Be that as it may. Here is a thoughtful comment by Gordon Smith on the relative roles of clinical education and other forms of practical experience:
One thing we have not seen law schools attempt, as far as I know, is imposing a work experience requirement on new admits. Business schools expect their students to gain some real-world experience before embarking on their graduate study. In my view as a teacher, law students benefit greatly from prior work experience. I am partial to experience outside of the legal industry, though working as a paralegal or legal assistant can be valuable, too. The main point is to have some engagement with the world of work so that the student can imagine the conflicts and potential conflicts that lie at the heart of the study of law.

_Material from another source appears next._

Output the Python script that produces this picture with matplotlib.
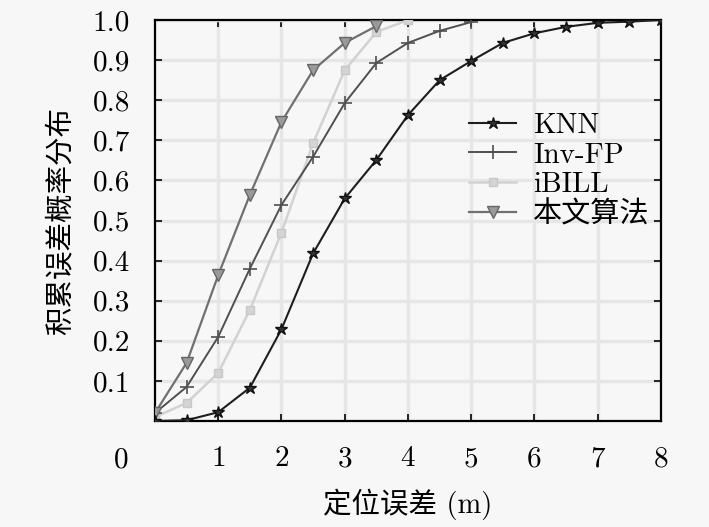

Despite my enthusiasm for work experience before law school, I am less enthusiastic about the expansion of clinical experiences during law school. Clinics are an expensive means of delivering legal education, and their effectiveness is constrained by the academic calendar and by competing demands on student attention. Also, clinicians tend to be an evangelical lot, spreading the gospel of practical skills training. The implicit (and sometimes explicit) message of their evangelism is that intellectual engagement with the law distracts from the real purpose of law school. In my view, this is exactly backwards. Law school is the time to develop an intellectual framework for thinking about law. Some practical skills training is useful, but mainly to illuminate and enrich the intellectual experience, not to supplant it. Graduates of law schools will spend most of their careers developing practical skills, and as much as future employers might want us to teach such skills in law school, it is not our comparative advantage.